In dieser Szene werden Netrebkos große Stärken offenbar, trotz einer Stimme, die in der Höhe gar nicht so vor Selbstsicherheit strotzt. Mit einer Mischung aus professionellem Kalkül, intuitiver Spontanität und Risikobereitschaft sowie körperlichem Einsatz bringt sie sich selbst und das Publikum in Fahrt: sie wird zu einer unwiderstehlichen, energiegeladenen „Verführerin“, mit der sich im magischen Bühnenmoment die emotionalen Wünsche und Sehnsüchte der Zuschauer vereinigen.

Roberto Villazón ist ein Romeo mit südländischem Flair, hitzig nach außen und doch so romantisch in seinem Inneren. Man spürt, wie ihn diese Liebe verändert, wie sie ihn weich macht und verklärt. In der Interaktion mit Netrebko ist kein Kuss vergebens. Doch leider war Romeo stimmlich nicht in Bestform, sein Wiener Rollendebüt im Vorjahr insgesamt viel begeisternder gewesen. Die Stimme klang müde und nicht sehr forcierfähig. In den Duetten war viel zu oft viel zu wenig von ihr zu hören. Gegen Ende ging es wohl nur mehr ums Durchhalten. Die Darstellung hatte nicht die Frische und Unbekümmertheit, die eigentlich sein Markenzeichen ist. Vor kurzem hat er in Berlin den Nemorino abgesagt. Möglicherweise war er gesundheitlich etwas angeschlagen, wollte aber durch eine An- oder Absage seine Wiener Fans nicht enttäuschen.

Betrand de Billy und das Orchester erfüllten weitestgehend den hohen Anspruch des Abends und brachten Gounods Musik mit viel Gefühl zum Klingen. Die übrige Besetzung stand naturgemäß im Schatten der Hauptdarsteller: Michaela Selinger sang eine hübschen Stephano, dem Frére Laurent (Johannes Wiedecke) mangelte es etwas an Format, Marian Talaba gab einen ordentlichen Tybalt, Eijiro Kai einen (zu) rauhen Mercutio. Insgesamt hätte sich die Aufführung eine „liebvollere“ Besetzung der Nebenrollen verdient.

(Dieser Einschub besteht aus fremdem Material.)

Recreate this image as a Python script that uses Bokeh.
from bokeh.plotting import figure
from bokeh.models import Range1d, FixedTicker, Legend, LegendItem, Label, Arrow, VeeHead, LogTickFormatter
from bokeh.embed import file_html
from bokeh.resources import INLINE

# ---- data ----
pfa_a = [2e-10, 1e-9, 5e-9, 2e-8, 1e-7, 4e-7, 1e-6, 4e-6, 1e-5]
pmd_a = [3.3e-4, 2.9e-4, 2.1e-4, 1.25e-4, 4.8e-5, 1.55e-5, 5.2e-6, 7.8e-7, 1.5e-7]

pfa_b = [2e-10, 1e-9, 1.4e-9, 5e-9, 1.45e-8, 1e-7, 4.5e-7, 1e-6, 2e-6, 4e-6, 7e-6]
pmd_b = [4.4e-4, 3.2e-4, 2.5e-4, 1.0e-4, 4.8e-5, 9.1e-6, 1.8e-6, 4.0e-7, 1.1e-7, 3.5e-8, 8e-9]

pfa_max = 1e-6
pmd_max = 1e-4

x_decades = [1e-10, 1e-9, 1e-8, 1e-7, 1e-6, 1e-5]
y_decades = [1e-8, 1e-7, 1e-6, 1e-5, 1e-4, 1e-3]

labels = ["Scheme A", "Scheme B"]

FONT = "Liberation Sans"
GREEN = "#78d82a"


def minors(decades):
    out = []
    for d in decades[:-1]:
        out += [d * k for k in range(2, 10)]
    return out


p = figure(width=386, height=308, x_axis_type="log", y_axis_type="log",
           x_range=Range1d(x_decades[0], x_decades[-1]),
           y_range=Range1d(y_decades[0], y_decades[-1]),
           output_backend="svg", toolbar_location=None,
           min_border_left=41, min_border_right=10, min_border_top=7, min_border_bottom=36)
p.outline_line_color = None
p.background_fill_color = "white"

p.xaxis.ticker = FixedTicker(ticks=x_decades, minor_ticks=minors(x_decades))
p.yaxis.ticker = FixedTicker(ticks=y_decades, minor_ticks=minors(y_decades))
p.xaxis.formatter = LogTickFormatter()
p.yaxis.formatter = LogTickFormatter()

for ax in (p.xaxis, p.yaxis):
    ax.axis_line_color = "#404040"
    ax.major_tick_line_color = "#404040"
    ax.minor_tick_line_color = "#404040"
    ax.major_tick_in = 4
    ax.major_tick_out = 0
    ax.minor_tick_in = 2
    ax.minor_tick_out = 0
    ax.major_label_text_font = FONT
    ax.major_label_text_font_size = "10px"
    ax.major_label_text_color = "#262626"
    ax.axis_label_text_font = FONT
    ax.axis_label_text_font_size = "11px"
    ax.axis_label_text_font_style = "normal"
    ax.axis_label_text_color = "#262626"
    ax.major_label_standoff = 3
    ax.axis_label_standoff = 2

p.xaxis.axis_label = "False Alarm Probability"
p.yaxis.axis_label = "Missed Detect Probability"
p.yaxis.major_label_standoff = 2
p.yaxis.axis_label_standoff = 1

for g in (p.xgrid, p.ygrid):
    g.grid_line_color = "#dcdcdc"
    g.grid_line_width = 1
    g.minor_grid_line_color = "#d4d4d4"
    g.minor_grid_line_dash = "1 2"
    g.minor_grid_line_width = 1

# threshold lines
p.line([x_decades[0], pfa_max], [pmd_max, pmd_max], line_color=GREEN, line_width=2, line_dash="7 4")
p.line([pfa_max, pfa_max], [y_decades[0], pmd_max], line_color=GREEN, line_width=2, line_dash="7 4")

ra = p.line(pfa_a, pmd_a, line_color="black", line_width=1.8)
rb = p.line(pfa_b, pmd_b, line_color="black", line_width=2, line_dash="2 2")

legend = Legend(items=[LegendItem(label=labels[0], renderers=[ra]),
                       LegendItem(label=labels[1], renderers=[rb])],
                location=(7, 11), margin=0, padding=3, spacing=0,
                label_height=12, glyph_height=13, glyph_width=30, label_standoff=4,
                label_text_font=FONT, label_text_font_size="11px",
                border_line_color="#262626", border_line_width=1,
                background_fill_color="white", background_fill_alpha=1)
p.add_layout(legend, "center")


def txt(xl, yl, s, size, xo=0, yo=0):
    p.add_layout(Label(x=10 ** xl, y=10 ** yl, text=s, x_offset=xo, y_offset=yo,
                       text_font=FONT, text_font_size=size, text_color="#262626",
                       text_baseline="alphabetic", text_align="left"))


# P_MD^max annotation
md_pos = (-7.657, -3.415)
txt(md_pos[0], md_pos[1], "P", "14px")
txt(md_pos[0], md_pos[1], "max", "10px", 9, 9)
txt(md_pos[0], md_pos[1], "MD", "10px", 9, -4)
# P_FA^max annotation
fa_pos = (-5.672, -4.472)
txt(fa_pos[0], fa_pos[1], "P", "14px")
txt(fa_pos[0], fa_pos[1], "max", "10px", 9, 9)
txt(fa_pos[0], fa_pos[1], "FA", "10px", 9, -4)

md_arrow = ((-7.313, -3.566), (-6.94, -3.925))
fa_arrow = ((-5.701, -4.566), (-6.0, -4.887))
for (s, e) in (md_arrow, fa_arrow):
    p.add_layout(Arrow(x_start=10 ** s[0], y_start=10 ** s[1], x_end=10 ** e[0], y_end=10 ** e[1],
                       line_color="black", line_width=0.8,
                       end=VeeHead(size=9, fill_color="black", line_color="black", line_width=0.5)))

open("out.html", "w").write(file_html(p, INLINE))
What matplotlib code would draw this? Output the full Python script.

Netrebko ließ beim Schlussvorhang Villazón nicht allein, und Romeo verschaffte Julia einen Solovorhang, in dem er schnell ihre Hand losließ und von der Bühne schlüpfte. Aber Netrebko ließ das nicht gelten. Das Publikum war sehr entzückt und spendete insgesamt viel Beifall.